Detroit Labs developers, Janani Subbiah and Bryan Kelly, talk about how we’ve taken advantage of Spring Boot to speed up the process of creating apps.
Some people have a misconception that Spring is outdated, but we love it. Here’s a list of some of our favorite things about Spring Boot.
- Minimal configuration is required to start a new ReSTful app
- Convention over configuration: You can decrease the number of decisions that a developer using the framework is required to make without necessarily losing flexibility
- There is a Spring library for almost all your needs (incorporating security, database access, writing documentation, etc.)
- Spring keeps up to date with technology (e.g. Kotlin support, support for functions as a service, etc.)
- Spring Boot makes development and managing services in a microservice architecture very easy (Spring provides libraries like spring-cloud-config, spring-service-registry, spring-stream, etc., that help with connecting and managing a suite of microservices)

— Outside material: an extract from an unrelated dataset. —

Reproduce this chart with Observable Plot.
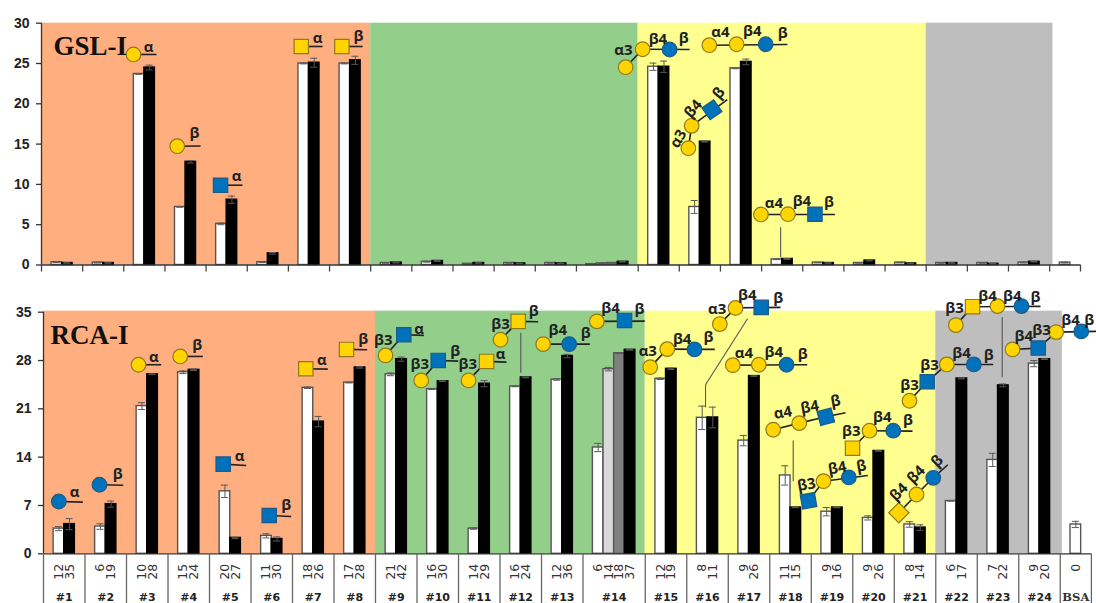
<!DOCTYPE html>
<html>
<head>
<meta charset="utf-8">
<script src="https://cdn.jsdelivr.net/npm/d3@7"></script>
<script src="https://cdn.jsdelivr.net/npm/@observablehq/plot@0.6"></script>
<style>
html,body{margin:0;padding:0;background:#fff;overflow:hidden}
#page{position:relative;width:1096px;height:603px}
#page svg{position:absolute;left:0;overflow:visible;background:transparent}
</style>
</head>
<body>
<div id="page"></div>
<script>
// ---------- categories ----------
const groupNames = ["#1","#2","#3","#4","#5","#6","#7","#8","#9","#10","#11","#12","#13","#14","#15","#16","#17","#18","#19","#20","#21","#22","#23","#24","BSA"];
// Numbers printed under each bar of a group
const barCounts = [[12,35],[6,19],[10,28],[15,24],[20,27],[11,30],[18,26],[17,28],[21,42],[16,30],[14,29],[16,24],[12,36],[6,14,18,37],[12,19],[8,11],[9,26],[11,15],[9,16],[9,26],[8,14],[6,17],[7,22],[9,20],[0]];

// ---------- GSL-I values (bars of each group, then error half-widths) ----------
const gslValues = [[.35,.25],[.3,.25],[23.7,24.5],[7.2,12.8],[5.1,8.1],[.35,1.45],[25,25.1],[25,25.4],[.25,.3],[.4,.5],[.15,.25],[.25,.2],[.25,.2],[.1,.2,.25,.4],[24.6,24.6],[7.2,15.3],[24.4,25.2],[.7,.75],[.3,.25],[.25,.55],[.3,.2],[.25,.25],[.25,.15],[.3,.4],[.3]];
const gslErrors = [[.05,.03],[.05,.03],[.05,.3],[.03,.15],[.1,.45],[.03,.1],[.05,.55],[.05,.5],[.03,.05],[.05,.05],[.03,.03],[.03,.03],[.03,.03],[.03,.03,.03,.03],[.45,.7],[.8,.05],[.05,.35],[.03,.05],[.03,.03],[.03,.05],[.03,.03],[.03,.03],[.03,.03],[.05,.03],[.05]];

// ---------- RCA-I values ----------
const rcaValues = [[3.65,4.3],[3.95,7.2],[21.4,26],[26.3,26.65],[9.05,2.3],[2.6,2.15],[24.05,19.15],[24.8,27],[26,28.2],[23.85,25],[3.65,24.65],[24.25,25.55],[25.25,28.65],[15.4,26.75,29.05,29.55],[25.35,26.8],[19.7,19.75],[16.4,25.75],[11.35,6.7],[6.1,6.7],[5.2,14.9],[4.25,3.8],[7.65,25.4],[13.6,24.4],[27.55,28.2],[4.25]];
const rcaErrors = [[.3,.8],[.4,.45],[.5,.05],[.2,.1],[.9,.1],[.3,.3],[.1,.75],[.05,.1],[.2,.3],[.05,.05],[.1,.45],[.05,.05],[.1,.25],[.6,.25,.05,.05],[.1,.1],[1.7,1.5],[.75,.05],[1.4,.02],[.6,.02],[.3,.05],[.4,.4],[.02,.05],[.95,.2],[.45,.05],[.45]];

// ---------- shaded families: [first slot, last slot, family] ----------
const gslBands = [[0,8,"a"],[8,14.5,"b"],[14.5,21.5,"c"],[21.5,24.58,"d"]];
const rcaBands = [[0,8,"a"],[8,14.5,"b"],[14.5,21.5,"c"],[21.5,24.55,"d"]];

// ---------- glycan annotations, in chart units: [residue, slot, value, rotation] ----------
const gslResidues = [["gal",2.236,26.12],["gal",3.298,14.74],["glcnac",4.351,9.9],["galnac",6.313,27.11],["galnac",7.3,27.11],
["gal",14.195,24.54],["gal",14.609,26.77],["glc",15.265,26.74],
["gal",16.23,27.27],["gal",16.893,27.39],["glc",17.599,27.39],
["gal",15.72,14.49],["gal",15.8,17.27],["glcnac",16.293,19.26,-35],
["gal",17.484,6.27],["gal",18.14,6.3],["glcnac",18.797,6.3]];
const gslBonds = [[2.236,26.12,2.795,26.12],[3.298,14.74,3.865,14.76],[4.351,9.9,4.886,9.9],[6.313,27.11,6.83,27.11],[7.3,27.11,7.803,27.11],
[14.195,24.54,14.609,26.77,15.751,26.74],[16.23,27.27,18.126,27.36],[15.72,14.49,15.8,17.27,16.667,20.53],[17.484,6.27,19.283,6.27]];
const gslLeaders = [[17.963,4.69,17.963,.97]];
const gslLinkages = [["α",2.6,26.99],["β",3.72,16.31],["α",4.74,10.98],["α",6.71,28.1],["β",7.705,28.35],
["α3",14.14,26.61],["β4",14.98,28.06],["β",15.605,28.19],["α4",16.5,28.88],["β4",17.275,29],["β",18.01,28.76],
["α3",15.476,15.66,-60],["β4",15.84,19.38,-50],["β",16.456,21.32,-50],["α4",17.8,7.72],["β4",18.48,7.92],["β",19.137,7.79]];

const rcaResidues = [["glc",.369,7.58],["glc",1.349,10],["gal",2.289,27.39],["gal",3.294,28.59],["glcnac",4.33,12.99],["glcnac",5.439,5.55],["galnac",6.32,26.81],["galnac",7.301,29.61],
["gal",8.241,28.74],["glcnac",8.682,31.74],["gal",9.101,25.12],["glcnac",9.511,28.01],["gal",10.241,25.12],["galnac",10.675,27.87],["gal",11.012,31.01],["galnac",11.439,33.67],
["gal",12.04,30.38],["glc",12.667,30.38],["gal",13.333,33.67],["glcnac",14,33.81],
["gal",14.619,27.04],["gal",15.029,29.65],["glc",15.687,29.61],["gal",16.296,33.28],["gal",16.675,35.62],["glcnac",17.294,35.7],
["gal",16.61,27.33],["gal",17.236,27.39],["glc",17.904,27.39],["gal",17.583,17.97],["gal",18.21,18.93],["glcnac",18.851,19.86,-15],
["glcnac",18.434,7.68,-10],["gal",18.795,10.52],["glc",19.405,11.06],["galnac",19.494,15.3],["gal",19.904,17.83],["glc",20.475,17.83],
["galnac",20.61,5.94,45],["gal",21.036,8.59],["glc",21.439,11.01],
["gal",20.867,22.17],["glcnac",21.294,24.93],["gal",21.766,27.43],["glc",22.417,27.43],
["gal",21.983,33.13],["galnac",22.386,35.8],["gal",22.988,35.88],["glc",23.566,35.88],
["gal",23.349,29.61],["glcnac",23.969,29.8],["gal",24.402,32.12],["glc",25.005,32.22]];
const rcaBonds = [[.369,7.58,.947,7.48],[1.349,10,1.92,9.94],[2.289,27.39,2.836,27.39],[3.294,28.59,3.839,28.59],[4.33,12.99,4.884,12.8],[5.439,5.55,5.969,5.41],[6.32,26.81,6.851,26.75],[7.301,29.61,7.8,29.57],
[8.241,28.74,8.682,31.74,9.164,31.64],[9.101,25.12,9.511,28.01,9.993,27.91],[10.241,25.12,10.675,27.87,11.157,27.77],[11.012,31.01,11.439,33.67,11.92,33.62],
[12.04,30.38,13.164,30.38],[13.333,33.67,14.489,33.71],[14.619,27.04,15.029,29.65,16.176,29.61],[16.296,33.28,16.675,35.62,17.759,35.7],
[16.61,27.33,18.402,27.39],[17.583,17.97,18.21,18.93,18.851,19.86,19.325,20.43],[18.434,7.68,18.795,10.52,19.863,11.35],[19.494,15.3,19.904,17.83,20.94,17.77],
[20.61,5.94,21.036,8.59,21.439,11.01,21.79,12.9],[20.867,22.17,21.294,24.93,21.766,27.43,22.884,27.43],[21.983,33.13,22.386,35.8,24.024,35.84],[23.349,29.61,23.969,29.8,24.402,32.12,25.373,32.22]];
const rcaLeaders = [[11.501,32.03,11.501,26.23],[15.952,21.2,15.952,24.49,16.964,34.06],[18.065,16.42,18.065,10.52],[23.101,34.29,23.101,25.59]];
const rcaLinkages = [["α",.747,8.93],["β",1.79,11.49],["α",2.658,28.49],["β",3.704,30.19],["α",4.723,14.1],["β",5.848,7.1],["α",6.706,28.12],["β",7.704,31.16],
["β3",8.186,30.91],["α",9.053,32.61],["β3",9.067,27.54],["β",9.92,29.32],["β3",10.224,27.43],["α",11.012,28.93],["β3",11.012,33.28],["β",11.814,35.12],
["β4",12.393,32.46],["β",13.067,31.97],["β4",13.663,35.65],["β",14.361,35.41],["α3",14.561,29.36],["β4",15.39,31.16],["β",16.024,31.35],
["α3",16.234,35.41],["β4",16.957,37.43],["β",17.704,37.04],["α4",16.875,29.13],["β4",17.598,29.22],["β",18.296,28.88],
["α4",17.814,20.43,-10],["β4",18.465,21.25,-10],["β",19.084,22.12,-10],["β3",18.386,10,-10],["β4",19.125,12.41,-10],["β",19.704,12.7,-10],
["β3",19.463,17.77],["β4",20.21,19.86],["β",20.827,19.42],["β4",20.61,8.93,-45],["β4",21.029,11.49,-45],["β",21.535,13.42,-45],
["β3",20.867,24.39],["β3",21.349,27.29],["β4",22.12,28.99],["β",22.778,28.84],
["β3",21.952,35.51],["β4",22.747,37.33],["β4",23.342,37.33],["β",23.904,37.19],["β4",23.622,31.54],["β3",24.048,32.46],["β4",24.747,33.91],["β",25.2,33.8]];

const gslTitle = {text:"GSL-I", x:.29, y:27.1};
const rcaTitle = {text:"RCA-I", x:.17, y:31.6};

// ---------- styling & layout ----------
const bandColor = {a:"#FFAE7F", b:"#94CE8B", c:"#FFFF8F", d:"#BEBEBE"};
const barFill2 = ["#FFFFFF","#000000"];
const barFill4 = ["#FFFFFF","#D9D9D9","#808080","#000000"];
const residueStyle = {
  gal:{symbol:"circle", fill:"#FFD400", stroke:"#8F7B1E", r:7.3},
  glc:{symbol:"circle", fill:"#0072BC", stroke:"#1D5A85", r:7.3},
  glcnac:{symbol:"square", fill:"#0072BC", stroke:"#1D5A85", r:8.1},
  galnac:{symbol:"square", fill:"#FFD400", stroke:"#8F7B1E", r:8.1}
};
const slotWidth = groupNames.map(n => n === "#14" ? 1.5 : n === "BSA" ? .75 : 1);
const slotEdges = [0, ...d3.cumsum(slotWidth)];
const barWidth = 0.256;
const xDomain = [0, slotEdges[slotEdges.length - 1]];

function barsOf(values, errors) {
  return values.flatMap((vals, g) => {
    const c = (slotEdges[g] + slotEdges[g + 1]) / 2;
    const fills = vals.length === 4 ? barFill4 : barFill2;
    return vals.map((v, i) => ({
      x1: c + (i - vals.length / 2) * barWidth,
      x2: c + (i + 1 - vals.length / 2) * barWidth,
      xc: c + (i + .5 - vals.length / 2) * barWidth,
      v, e: errors[g][i], fill: fills[i],
      count: barCounts[g][i]
    }));
  });
}
const segs = chains => chains.flatMap(ch => {
  const pts = d3.range(0, ch.length, 2).map(i => [ch[i], ch[i + 1]]);
  return d3.pairs(pts).map(([a, b]) => ({x1:a[0], y1:a[1], x2:b[0], y2:b[1]}));
});

function panel({values, errors, bands, bandTop, yMax, yTicks, residues, bonds, leaders, linkages, title, layout, lower}) {
  const bars = barsOf(values, errors);
  const marks = [
    ...bands.map(b => Plot.rect([b], {x1:d=>d[0], x2:d=>d[1], y1:0, y2:bandTop, fill:bandColor[b[2]]})),
    Plot.rect(bars, {x1:"x1", x2:"x2", y1:0, y2:"v", fill:"fill", stroke:d=>d.fill === "#000000" ? "#000000" : "#555", strokeWidth:1.4}),
    Plot.ruleX(bars, {x:"xc", y1:d=>d.v - d.e, y2:d=>d.v + d.e, stroke:"#5a5a5a", strokeWidth:1}),
    Plot.ruleY(bars, {y:d=>d.v + d.e, x1:d=>d.xc - .085, x2:d=>d.xc + .085, stroke:"#5a5a5a", strokeWidth:1}),
    Plot.ruleY(bars, {y:d=>d.v - d.e, x1:d=>d.xc - .085, x2:d=>d.xc + .085, stroke:"#5a5a5a", strokeWidth:1}),
    Plot.ruleX([0], {y1:0, y2:yMax, stroke:"#333", strokeWidth:1.3}),
    Plot.ruleY([0], {stroke:"#333", strokeWidth:1.3}),
    Plot.axisY({ticks:yTicks, tickSize:5, tickPadding:7, label:null, fontSize:14, fontWeight:"bold", fontFamily:"Liberation Sans", stroke:"#333", color:"#222", strokeWidth:1.3}),
    Plot.axisX({ticks:slotEdges, tickSize:lower ? 50 : 7, tickFormat:()=>"", label:null, stroke:lower ? "#666" : "#444", strokeWidth:1.3}),
    Plot.link(segs(leaders), {x1:"x1", y1:"y1", x2:"x2", y2:"y2", stroke:"#555", strokeWidth:1.1}),
    Plot.link(segs(bonds), {x1:"x1", y1:"y1", x2:"x2", y2:"y2", stroke:"#222", strokeWidth:1.6}),
    ...Object.entries(residueStyle).map(([k, s]) =>
      Plot.dot(residues.filter(r => r[0] === k), {x:d=>d[1], y:d=>d[2], symbol:s.symbol, r:s.r, fill:s.fill, stroke:s.stroke, strokeWidth:1.2, rotate:d=>d[3] || 0})),
    Plot.text(linkages, {x:d=>d[1], y:d=>d[2], text:d=>d[0], rotate:d=>d[3] || 0, fontSize:15, fontWeight:"bold", fontFamily:"Open Sans", fill:"#222"}),
    Plot.text([title], {x:"x", y:"y", text:"text", textAnchor:"start", fontSize:27, fontWeight:"bold", fontFamily:"Liberation Serif", fill:"#111"})
  ];
  if (lower) {
    marks.push(
      Plot.text(bars, {x:"xc", y:()=>0, text:d=>String(d.count), rotate:-90, textAnchor:"end", dy:10, fontSize:12.5, fontFamily:"DejaVu Sans", fill:"#333"}),
      Plot.text(groupNames.map((n, g) => ({n, c:(slotEdges[g] + slotEdges[g + 1]) / 2})).filter(d => d.n !== "BSA"), {
        x:"c", y:()=>0, text:"n", dy:43.5, fontSize:11, fontWeight:"bold", fontFamily:"DejaVu Sans", fill:"#222"}),
      Plot.text(groupNames.map((n, g) => ({n, c:(slotEdges[g] + slotEdges[g + 1]) / 2})).filter(d => d.n === "BSA"), {
        x:"c", y:()=>0, text:"n", dy:43.5, fontSize:11.5, fontWeight:"bold", fontFamily:"DejaVu Serif", fill:"#333"})
    );
  }
  return Plot.plot({
    width:1096, height:layout.height,
    marginLeft:layout.left, marginRight:layout.right, marginTop:layout.top, marginBottom:layout.bottom,
    x:{domain:xDomain, axis:null},
    y:{domain:[0, yMax], axis:null},
    style:{background:"transparent", overflow:"visible"},
    marks
  });
}

const upper = panel({values:gslValues, errors:gslErrors, bands:gslBands, bandTop:30, yMax:30, yTicks:[0,5,10,15,20,25,30],
  residues:gslResidues, bonds:gslBonds, leaders:gslLeaders, linkages:gslLinkages, title:gslTitle,
  layout:{height:295, left:41, right:16, top:22.7, bottom:30.5}, lower:false});
const lowerPanel = panel({values:rcaValues, errors:rcaErrors, bands:rcaBands, bandTop:35.15, yMax:35, yTicks:[0,7,14,21,28,35],
  residues:rcaResidues, bonds:rcaBonds, leaders:rcaLeaders, linkages:rcaLinkages, title:rcaTitle,
  layout:{height:308, left:43, right:5.1, top:16.7, bottom:49.7}, lower:true});
upper.style.top = "0px";
lowerPanel.style.top = "295px";
document.getElementById("page").append(upper, lowerPanel);
</script>
</body>
</html>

- The Spring blog is pretty fantastic — Josh Long (who is an advocate for Spring and I think is also in the core Spring team) owns “This Week in Spring,” a once-a-week blog post on all happenings in Spring world that is pretty good)
- Pivotal (the company that sponsors Spring) also provides a platform as a service (the software and tooling required to host services to things like Amazon Web Services) called Pivotal Cloud Foundry that comes with a lot of support for Spring apps
- They do A TON of social events: SpringOne series across the globe, Josh Long can be found speaking at a LOT of conferences every year, and they also have a podcast now!
- Spring Boot not only makes development of services easy, but also uses good/extensible programming patterns (e.g. they use automatic configuration of properties required by your app/project, and it is possible to create your own autoconfiguration based on the pattern they use.)